The device is operated as follows.
There are provided three electrodes 12, and differentiated currents flow through the electrodes 12a at the gain region 8 and through the electrode 12b at the absorption region 9. As shown in FIG. 20, the increase in the current is accompanied by an increase in the carrier concentration. In accordance therewith the absorption coefficient is lowered and gain is quickly obtained. When a slight constant current flows through the absorption region 9 (it may be 0) and the current flowing through the gain region 8 is increased, oscillation does not occur due to the absorption at the absorption region 9 until the current becomes I.sub.1 as shown in FIG. 19. When the current exceeds I.sub.1, oscillation occurs. When oscillation starts, the absorption region 9 absorbs the laser light, and carrier density increases and the absorption coefficient is reduced as shown in FIG. 20. Accordingly, when the current is decreased gradually in this state, the oscillation stops when the current has just reached I.sub.2. In this prior art device, a bistable property is obtained.
Herein, the rise and decay times for rising up and falling down of such a laser is about 200 pico seconds at minimum. But this is not fast enough.

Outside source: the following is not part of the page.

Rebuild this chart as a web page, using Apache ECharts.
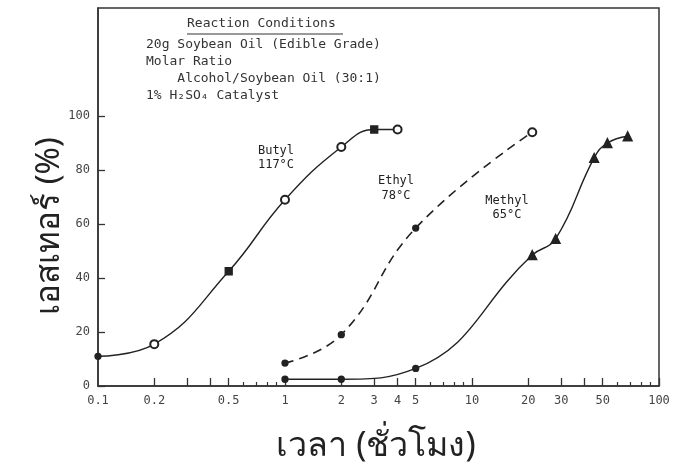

A quantum well structure is usually used for the active layer in order to enhance the operation speed in a semiconductor laser. In such a case, however, the absorption coefficient of the quantum well structure in the current non-injecting state is low at the wavelength at which the gain coefficient in the current injected state becomes the highest as shown in FIG. 2, and it is not large enough to exhibit bistable operation.
The prior art bistable semiconductor laser has drawbacks in that operation speed is limited and the oscillation wavelength is unstable.